To be done:
Write each line of the material exactly as given, from the top through the line that contains "north = +y).", and omit all pictures.

Dataset extract:
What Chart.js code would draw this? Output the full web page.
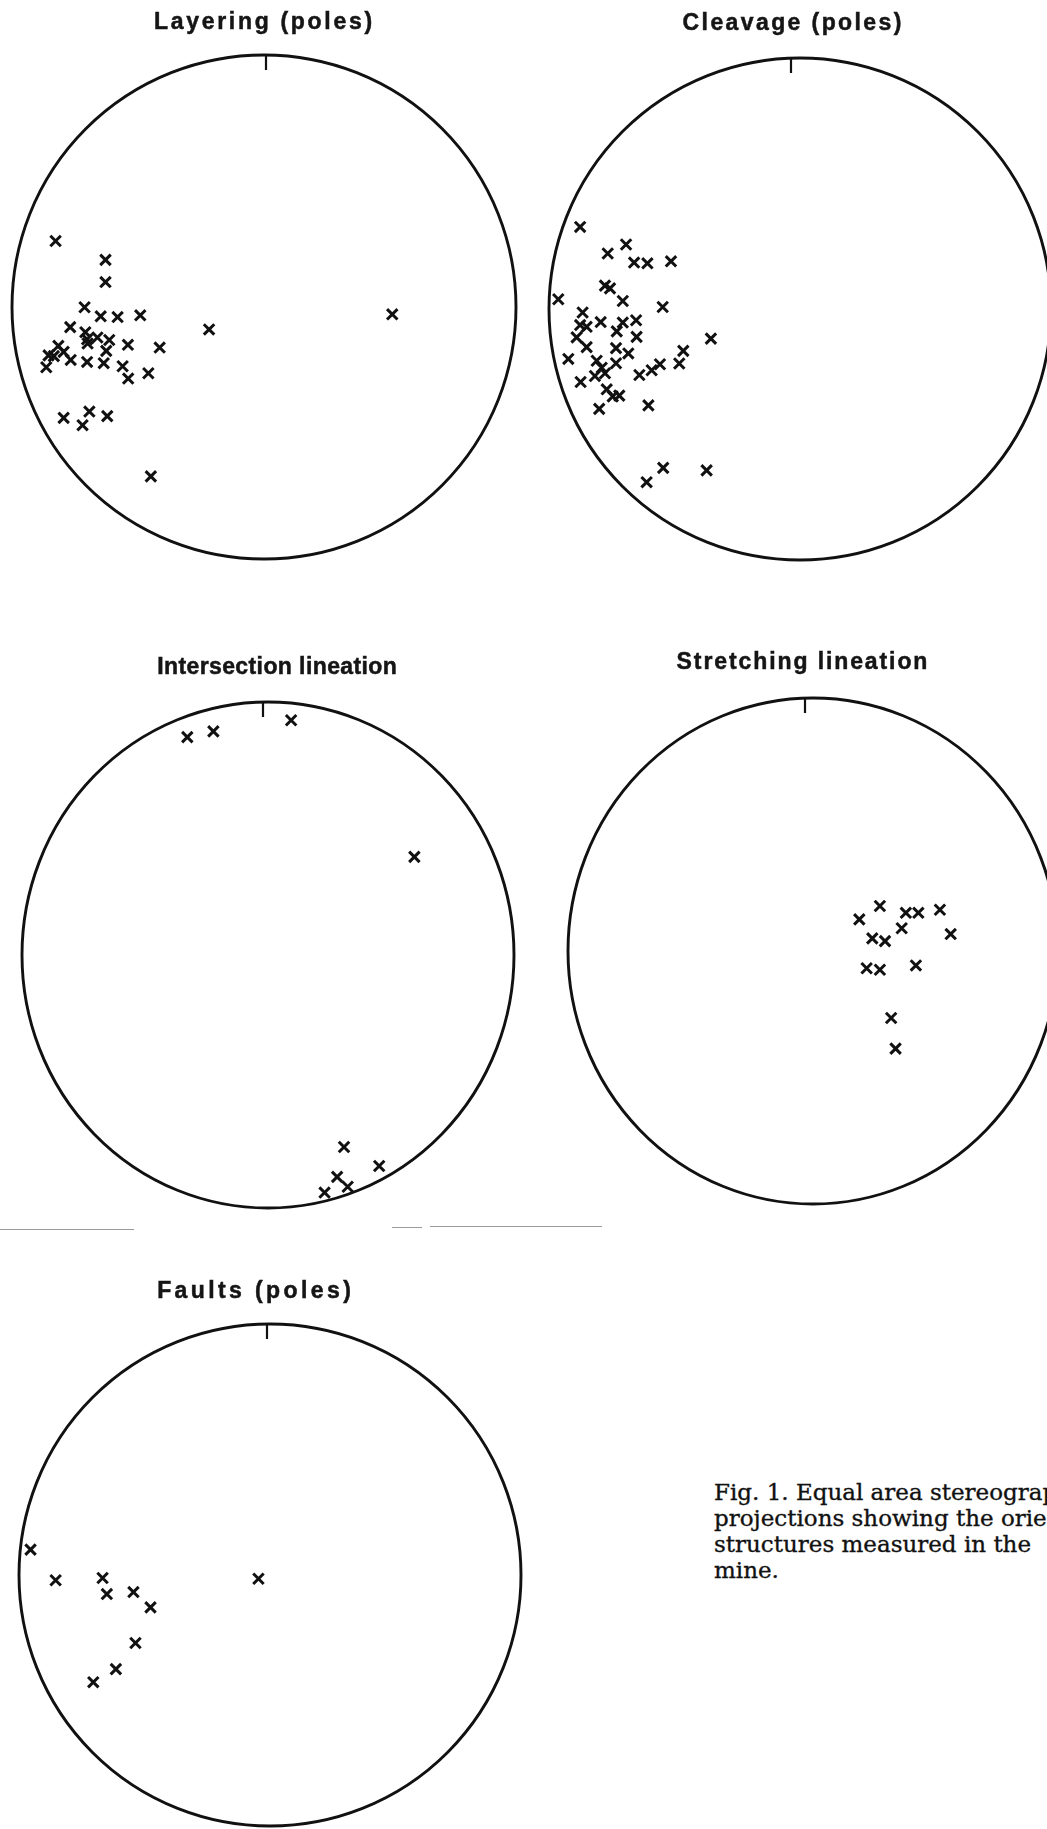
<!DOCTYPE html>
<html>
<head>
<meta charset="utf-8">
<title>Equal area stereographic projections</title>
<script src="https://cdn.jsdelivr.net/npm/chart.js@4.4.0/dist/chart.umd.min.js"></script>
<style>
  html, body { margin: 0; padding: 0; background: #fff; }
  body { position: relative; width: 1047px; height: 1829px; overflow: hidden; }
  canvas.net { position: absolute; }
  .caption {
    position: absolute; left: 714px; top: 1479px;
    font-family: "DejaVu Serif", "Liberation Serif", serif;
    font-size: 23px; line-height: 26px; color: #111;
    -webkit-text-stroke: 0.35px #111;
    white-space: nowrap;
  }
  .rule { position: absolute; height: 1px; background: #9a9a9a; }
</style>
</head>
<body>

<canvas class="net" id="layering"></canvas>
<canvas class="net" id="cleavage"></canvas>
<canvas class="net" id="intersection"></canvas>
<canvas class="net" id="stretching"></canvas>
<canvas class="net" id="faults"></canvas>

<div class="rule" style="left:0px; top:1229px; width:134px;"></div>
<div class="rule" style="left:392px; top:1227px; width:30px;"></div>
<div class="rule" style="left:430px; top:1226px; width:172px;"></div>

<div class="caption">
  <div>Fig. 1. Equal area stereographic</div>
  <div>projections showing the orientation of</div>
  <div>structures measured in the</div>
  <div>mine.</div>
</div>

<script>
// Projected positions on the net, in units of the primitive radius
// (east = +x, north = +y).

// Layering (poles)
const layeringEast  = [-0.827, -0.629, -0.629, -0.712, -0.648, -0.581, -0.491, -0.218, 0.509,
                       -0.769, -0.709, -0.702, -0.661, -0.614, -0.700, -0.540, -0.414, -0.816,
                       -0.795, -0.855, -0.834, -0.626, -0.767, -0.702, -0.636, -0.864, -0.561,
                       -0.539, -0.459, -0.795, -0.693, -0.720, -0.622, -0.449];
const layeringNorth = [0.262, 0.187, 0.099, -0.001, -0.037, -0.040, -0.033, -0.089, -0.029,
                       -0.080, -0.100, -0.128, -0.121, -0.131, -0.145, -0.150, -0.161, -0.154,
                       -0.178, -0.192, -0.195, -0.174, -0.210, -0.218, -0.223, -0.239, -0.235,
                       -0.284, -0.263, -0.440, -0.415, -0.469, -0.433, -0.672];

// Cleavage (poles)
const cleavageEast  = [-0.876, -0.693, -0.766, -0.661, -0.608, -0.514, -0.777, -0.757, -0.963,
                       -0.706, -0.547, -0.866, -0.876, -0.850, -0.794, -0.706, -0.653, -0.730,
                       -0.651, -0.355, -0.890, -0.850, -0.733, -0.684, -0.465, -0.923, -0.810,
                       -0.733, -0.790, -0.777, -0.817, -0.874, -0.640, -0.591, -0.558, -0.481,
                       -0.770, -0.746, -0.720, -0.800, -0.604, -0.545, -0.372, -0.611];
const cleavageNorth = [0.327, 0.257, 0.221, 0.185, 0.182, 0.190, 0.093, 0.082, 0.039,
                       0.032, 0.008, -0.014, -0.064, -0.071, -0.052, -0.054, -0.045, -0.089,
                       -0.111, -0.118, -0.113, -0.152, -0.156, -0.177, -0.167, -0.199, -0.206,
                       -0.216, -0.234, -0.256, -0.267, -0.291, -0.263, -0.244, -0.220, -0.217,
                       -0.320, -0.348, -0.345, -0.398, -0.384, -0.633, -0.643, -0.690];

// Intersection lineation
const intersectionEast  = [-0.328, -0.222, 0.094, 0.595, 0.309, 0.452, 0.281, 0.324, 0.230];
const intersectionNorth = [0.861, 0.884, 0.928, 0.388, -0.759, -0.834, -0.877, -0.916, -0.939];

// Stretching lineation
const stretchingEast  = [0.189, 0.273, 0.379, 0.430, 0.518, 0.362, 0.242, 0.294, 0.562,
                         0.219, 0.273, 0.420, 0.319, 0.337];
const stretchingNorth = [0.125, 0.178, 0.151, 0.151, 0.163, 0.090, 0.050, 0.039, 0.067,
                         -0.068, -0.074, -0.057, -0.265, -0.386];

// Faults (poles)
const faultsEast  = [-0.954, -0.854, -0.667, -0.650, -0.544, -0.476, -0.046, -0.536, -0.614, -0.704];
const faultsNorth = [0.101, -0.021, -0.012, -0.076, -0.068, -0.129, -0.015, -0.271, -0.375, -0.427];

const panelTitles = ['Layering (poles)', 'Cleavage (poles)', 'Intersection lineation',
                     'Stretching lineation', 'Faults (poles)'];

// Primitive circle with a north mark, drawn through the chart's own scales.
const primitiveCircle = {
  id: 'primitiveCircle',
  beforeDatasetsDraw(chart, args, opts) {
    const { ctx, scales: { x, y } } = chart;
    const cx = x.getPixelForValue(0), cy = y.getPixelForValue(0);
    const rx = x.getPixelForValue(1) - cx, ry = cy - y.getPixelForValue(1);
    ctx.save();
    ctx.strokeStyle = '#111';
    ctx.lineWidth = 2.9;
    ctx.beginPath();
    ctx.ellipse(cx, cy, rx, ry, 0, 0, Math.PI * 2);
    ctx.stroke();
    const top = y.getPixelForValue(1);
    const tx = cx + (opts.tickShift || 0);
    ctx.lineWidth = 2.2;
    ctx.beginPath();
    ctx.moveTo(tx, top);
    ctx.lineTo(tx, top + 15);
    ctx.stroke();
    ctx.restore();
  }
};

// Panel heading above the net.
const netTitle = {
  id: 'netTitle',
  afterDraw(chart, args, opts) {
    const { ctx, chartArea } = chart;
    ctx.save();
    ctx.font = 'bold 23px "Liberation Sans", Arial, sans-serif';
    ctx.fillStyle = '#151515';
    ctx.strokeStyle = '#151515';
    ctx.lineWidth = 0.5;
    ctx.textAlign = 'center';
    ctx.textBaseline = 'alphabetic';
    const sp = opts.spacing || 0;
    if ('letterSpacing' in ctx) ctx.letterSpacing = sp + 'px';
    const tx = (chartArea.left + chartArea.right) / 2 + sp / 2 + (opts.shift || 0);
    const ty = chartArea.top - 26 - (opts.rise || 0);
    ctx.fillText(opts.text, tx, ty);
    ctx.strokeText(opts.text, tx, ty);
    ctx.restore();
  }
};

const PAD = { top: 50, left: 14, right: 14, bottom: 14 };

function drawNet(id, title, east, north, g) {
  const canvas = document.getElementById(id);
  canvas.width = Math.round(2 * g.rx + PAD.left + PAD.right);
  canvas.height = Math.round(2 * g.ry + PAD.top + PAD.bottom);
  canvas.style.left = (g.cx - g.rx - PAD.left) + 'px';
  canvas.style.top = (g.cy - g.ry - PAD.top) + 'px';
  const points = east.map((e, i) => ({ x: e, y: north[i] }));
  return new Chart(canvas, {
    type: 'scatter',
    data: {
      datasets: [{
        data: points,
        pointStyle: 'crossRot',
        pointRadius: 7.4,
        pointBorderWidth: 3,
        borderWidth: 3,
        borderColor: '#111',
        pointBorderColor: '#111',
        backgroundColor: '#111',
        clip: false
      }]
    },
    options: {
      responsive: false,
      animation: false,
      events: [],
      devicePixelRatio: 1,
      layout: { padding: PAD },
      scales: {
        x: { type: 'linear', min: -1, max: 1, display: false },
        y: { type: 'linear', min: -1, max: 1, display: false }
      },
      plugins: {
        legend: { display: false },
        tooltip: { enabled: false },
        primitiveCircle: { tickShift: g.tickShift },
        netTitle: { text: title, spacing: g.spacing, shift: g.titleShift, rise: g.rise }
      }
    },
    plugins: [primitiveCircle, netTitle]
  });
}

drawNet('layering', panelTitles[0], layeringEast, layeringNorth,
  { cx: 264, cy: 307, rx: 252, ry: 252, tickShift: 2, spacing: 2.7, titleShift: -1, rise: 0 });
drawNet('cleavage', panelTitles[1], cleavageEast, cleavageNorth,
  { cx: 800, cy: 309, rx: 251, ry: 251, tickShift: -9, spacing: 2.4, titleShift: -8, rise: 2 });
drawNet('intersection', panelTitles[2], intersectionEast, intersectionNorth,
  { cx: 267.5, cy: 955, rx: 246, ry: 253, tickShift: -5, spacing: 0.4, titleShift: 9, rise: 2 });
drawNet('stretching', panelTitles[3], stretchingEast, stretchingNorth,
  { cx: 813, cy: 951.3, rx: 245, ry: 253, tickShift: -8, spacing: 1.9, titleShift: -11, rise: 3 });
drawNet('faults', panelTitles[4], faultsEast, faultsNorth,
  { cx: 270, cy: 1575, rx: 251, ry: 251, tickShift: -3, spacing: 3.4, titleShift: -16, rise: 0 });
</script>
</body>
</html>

Task solution:
What Chart.js code would draw this? Output the full web page.
<!DOCTYPE html>
<html>
<head>
<meta charset="utf-8">
<title>Equal area stereographic projections</title>
<script src="https://cdn.jsdelivr.net/npm/chart.js@4.4.0/dist/chart.umd.min.js"></script>
<style>
  html, body { margin: 0; padding: 0; background: #fff; }
  body { position: relative; width: 1047px; height: 1829px; overflow: hidden; }
  canvas.net { position: absolute; }
  .caption {
    position: absolute; left: 714px; top: 1479px;
    font-family: "DejaVu Serif", "Liberation Serif", serif;
    font-size: 23px; line-height: 26px; color: #111;
    -webkit-text-stroke: 0.35px #111;
    white-space: nowrap;
  }
  .rule { position: absolute; height: 1px; background: #9a9a9a; }
</style>
</head>
<body>

<canvas class="net" id="layering"></canvas>
<canvas class="net" id="cleavage"></canvas>
<canvas class="net" id="intersection"></canvas>
<canvas class="net" id="stretching"></canvas>
<canvas class="net" id="faults"></canvas>

<div class="rule" style="left:0px; top:1229px; width:134px;"></div>
<div class="rule" style="left:392px; top:1227px; width:30px;"></div>
<div class="rule" style="left:430px; top:1226px; width:172px;"></div>

<div class="caption">
  <div>Fig. 1. Equal area stereographic</div>
  <div>projections showing the orientation of</div>
  <div>structures measured in the</div>
  <div>mine.</div>
</div>

<script>
// Projected positions on the net, in units of the primitive radius
// (east = +x, north = +y).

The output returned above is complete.